BC Notaries are unique in North America, providing non-contentious legal services to the general public.

Each and every day most Notaries explain what they do. It’s an old profession. Notaries Public (the correct plural of Notary Public) were the principal agents, scriveners, and scribes for commercial and judicial law.

The tradition of trust goes back over 2,000 years. Notaries laid down the Codex Hammurabi, the oldest evidence of documented law. Notaries were also employed by the Catholic Church to be the guiding light of civilization through the Dark Ages. Throughout centuries of upheaval, the Notary’s reputation for trustworthiness ensured that documents remained reliable.

Notaries in British Columbia are legal professionals providing an alternative to lawyers, practicing within clearly delineated areas of law. BC Notaries are governed by the Notaries Act and by the Society of Notaries Public of British Columbia.

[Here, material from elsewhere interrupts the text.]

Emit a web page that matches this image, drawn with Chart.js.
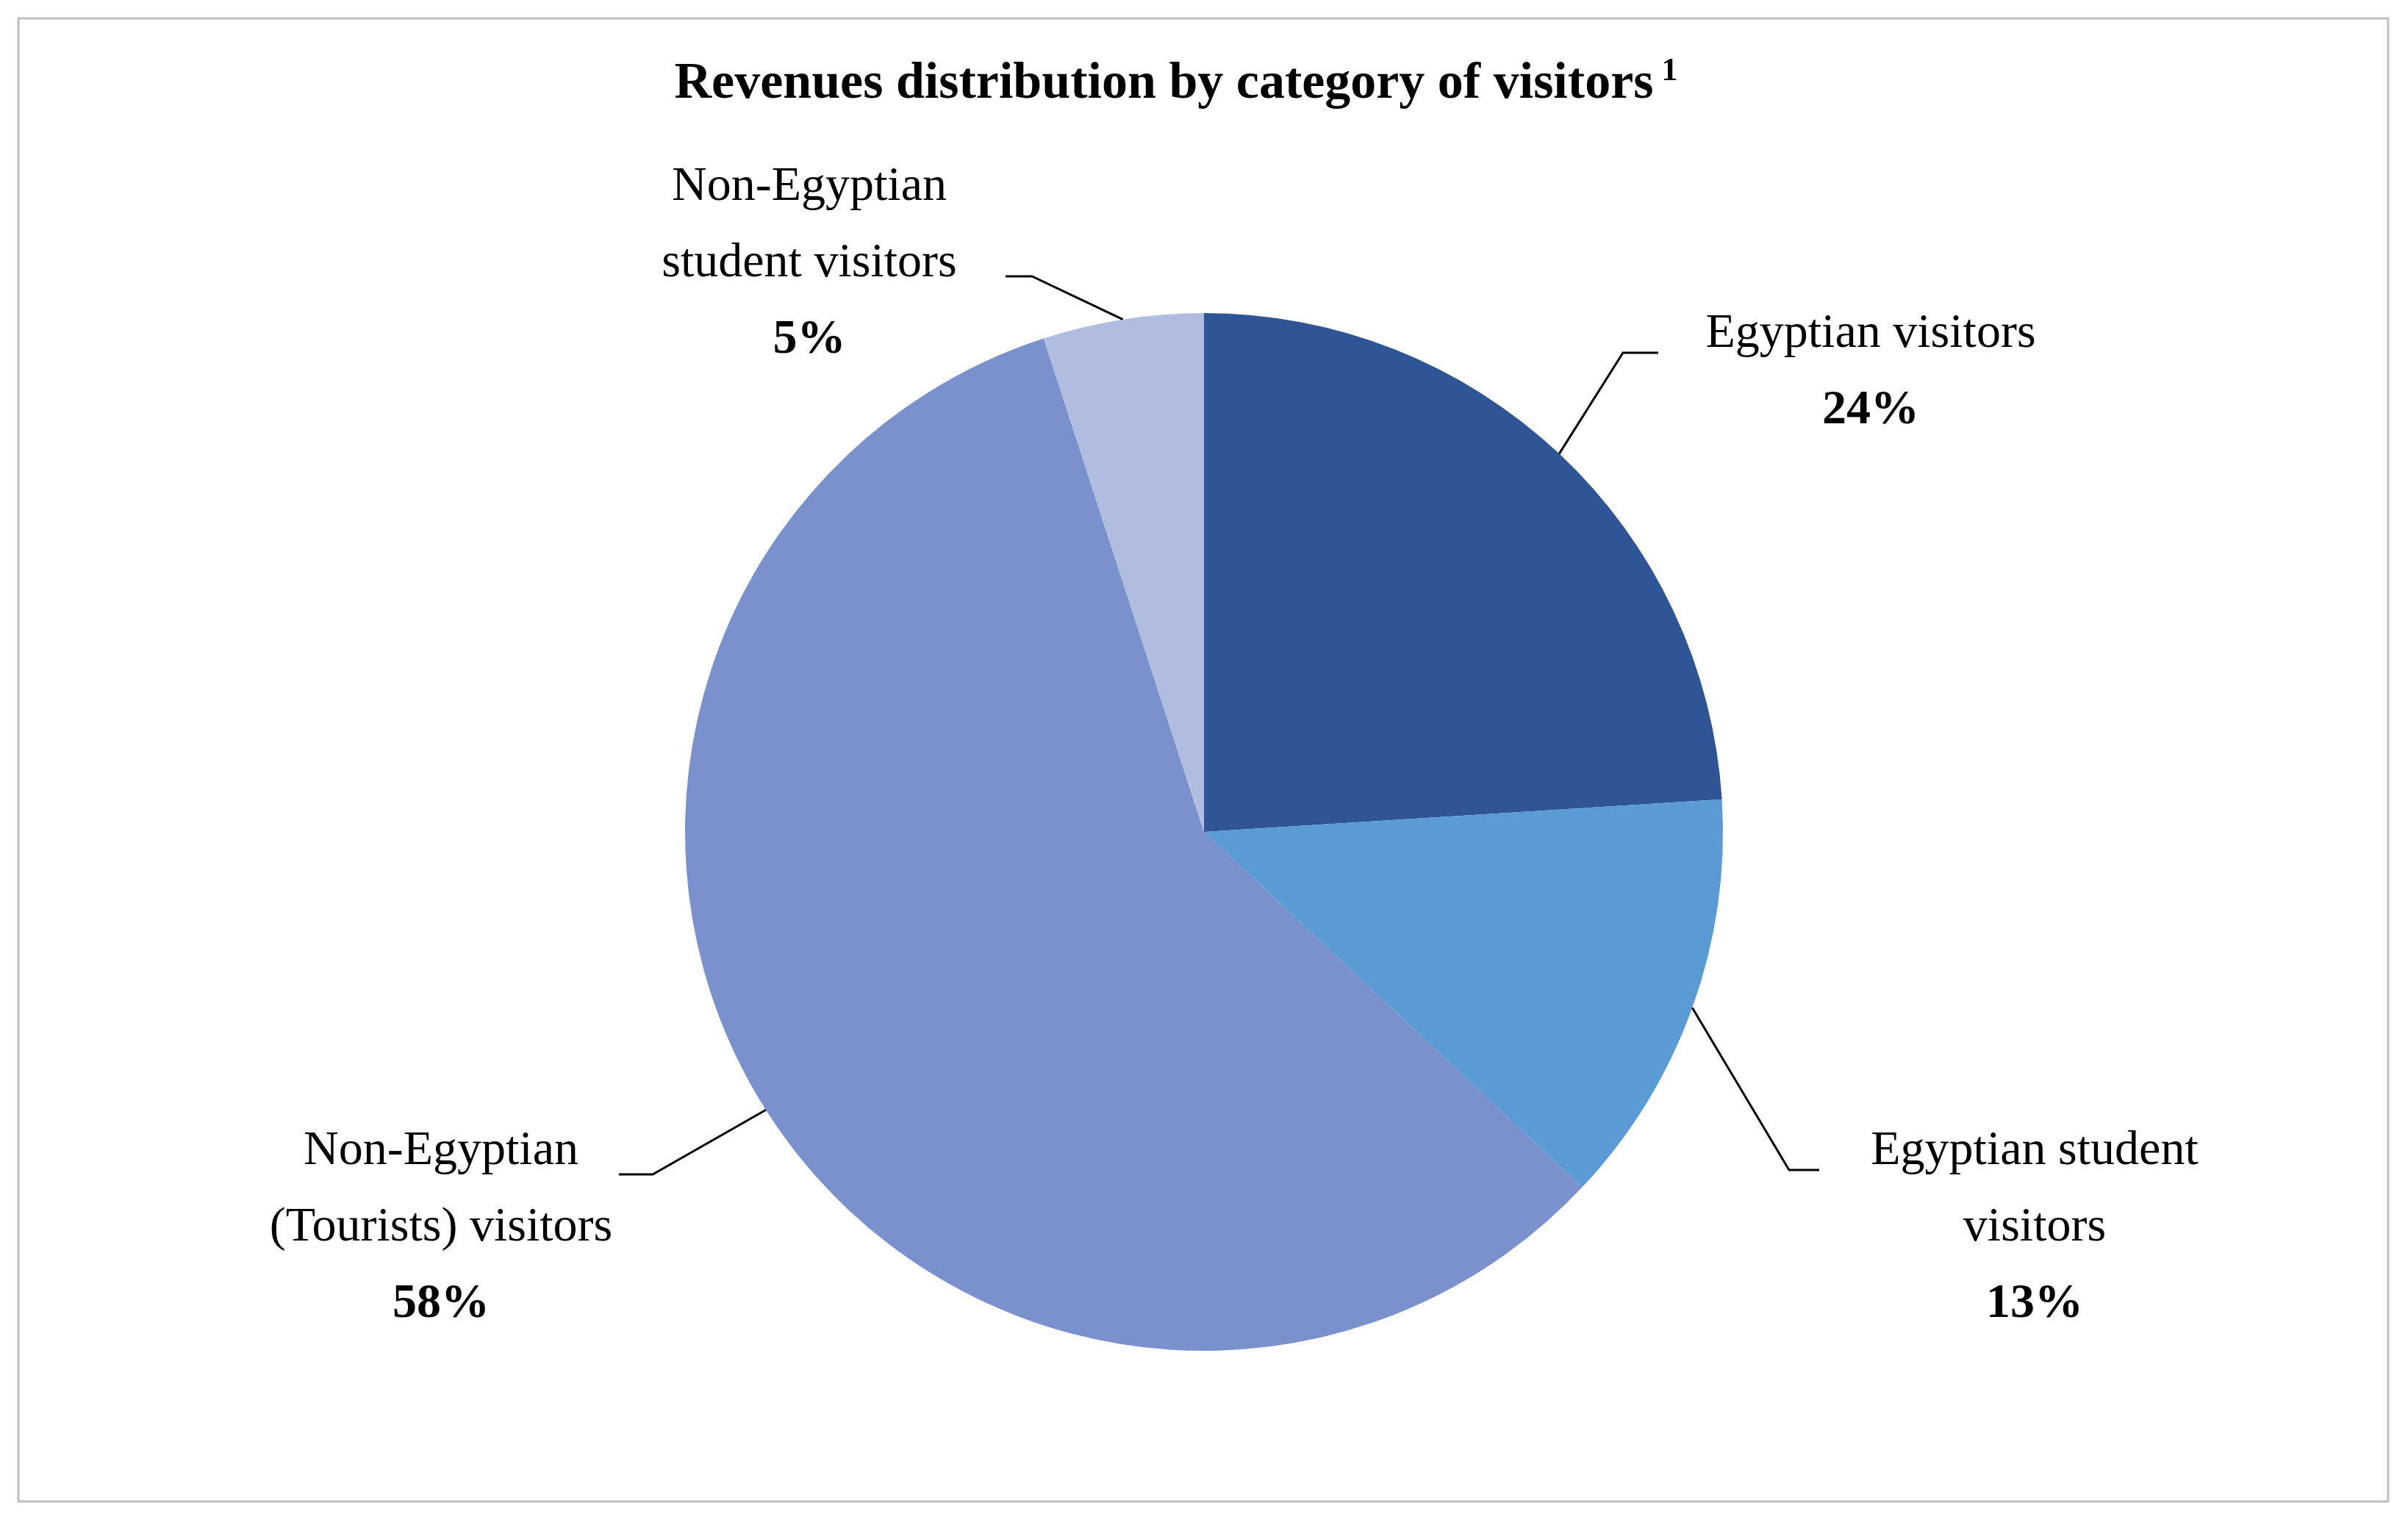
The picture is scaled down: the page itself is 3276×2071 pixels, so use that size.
<!DOCTYPE html>
<html><head><meta charset="utf-8">
<script src="https://cdn.jsdelivr.net/npm/chart.js@4"></script>
<style>html,body{margin:0;padding:0;background:#fff}canvas{display:block}</style>
</head><body>
<div style="width:3276px;height:2071px"><canvas id="c"></canvas></div>
<script>
const categories = ["Egyptian visitors","Egyptian student visitors","Non-Egyptian (Tourists) visitors","Non-Egyptian student visitors"];
const values = [24, 13, 58, 5];
const labelLines = [["Egyptian visitors"],["Egyptian student","visitors"],["Non-Egyptian","(Tourists) visitors"],["Non-Egyptian","student visitors"]];
const colors = ["#2F5597","#5B9BD5","#7A91CE","#B0BCE0"];
const FONT = '"Liberation Serif","DejaVu Serif",serif';
// layout of labels: elbow, end of leader, text center x, first line y
const layout = [
  {ex:2208,ey:480,tx:2256,cx:2545,y0:455},
  {ex:2434,ey:1592,tx:2475,cx:2768,y0:1567},
  {ex:888,ey:1598,tx:842,cx:600,y0:1567},
  {ex:1404,ey:376,tx:1368,cx:1101,y0:255}
];
const deco = {
  id:'deco',
  beforeDraw(chart){
    const c=chart.ctx;c.save();
    c.fillStyle='#fff';c.fillRect(0,0,chart.width,chart.height);
    c.strokeStyle='#bfbfbf';c.lineWidth=3;c.strokeRect(25,25,3224,2018);
    c.fillStyle='#000';c.textBaseline='middle';
    c.font='bold 70px '+FONT;
    const t='Revenues distribution by category of visitors';
    const w=c.measureText(t).width;
    c.font='bold 44px '+FONT;const w2=c.measureText(' 1').width;
    const x0=1600-(w+w2)/2;
    c.font='bold 70px '+FONT;c.textAlign='left';c.fillText(t,x0,115);
    c.font='bold 44px '+FONT;c.fillText(' 1',x0+w,98);
    c.restore();
  },
  afterDraw(chart){
    const c=chart.ctx;c.save();
    const meta=chart.getDatasetMeta(0);
    meta.data.forEach((arc,i)=>{
      const L=layout[i];
      const a=(arc.startAngle+arc.endAngle)/2, r=arc.outerRadius;
      const sx=arc.x+Math.cos(a)*r, sy=arc.y+Math.sin(a)*r;
      c.strokeStyle='#000';c.lineWidth=3;c.beginPath();
      c.moveTo(sx,sy);c.lineTo(L.ex,L.ey);c.lineTo(L.tx,L.ey);c.stroke();
      c.fillStyle='#000';c.textAlign='center';c.textBaseline='middle';
      c.font='66px '+FONT;
      labelLines[i].forEach((s,k)=>c.fillText(s,L.cx,L.y0+k*104));
      c.font='bold 66px '+FONT;
      c.fillText(values[i]+'%',L.cx,L.y0+labelLines[i].length*104);
    });
    c.restore();
  }
};
new Chart(document.getElementById('c'),{
  type:'pie',
  data:{labels:categories,datasets:[{data:values,backgroundColor:colors,borderWidth:0}]},
  options:{responsive:true,maintainAspectRatio:false,devicePixelRatio:1,animation:false,
    layout:{padding:{top:426,bottom:233,left:0,right:0}},
    plugins:{legend:{display:false},tooltip:{enabled:false}}},
  plugins:[deco]
});
</script>
</body></html>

Members of the Society have an obligation (upheld by the courts) to provide services that are at least equal in quality to those provided by lawyers. As with lawyers, the professional work of a Notary is covered by an insurance plan that protects the public.

The position of Notary Public as a member of one of the branches of the legal profession is sanctioned and safeguarded by law. The B.C. Notaries Act sets out the services a Notary Public can provide.

Training for a B.C. Notary Public career requires a bachelor degree and a Master of Arts in Applied Legal Studies (offered only at Simon Fraser University). The candidate writes a set of comprehensive statutory examinations. Notaries Public are commissioned for life by the B.C. Supreme Court. 

The professional work of a Notary is covered by a comprehensive insurance plan which protects the notary clients.

Modern day Notaries do not get involved in litigation or argue cases before a judge. Their activities are restricted to non-contentious matters – those where the parties involved are in agreement.

Cheryl's area of practice in Sooke, B.C. includes the following:

Wills Preparation - ensure your wishes are documented

Powers of Attorney - for legal and financial matters

Representation Agreements - for health and personal care matters

Advanced Directives - guidance for your representatives

A Notary’s strength is in preparing accurate, reliable legal documents in order to assist the general public in BC. Before candidates can begin training for a career as a Notary Public, they must submit to a scrupulous review of their personal, financial, educational and business background. This screening reviews their character, reputation and integrity.

Demographically, the average age of a B.C. Notary is 43. About 55 percent of BC Notaries are women. Many ethnic backgrounds and languages are reflected in the profession.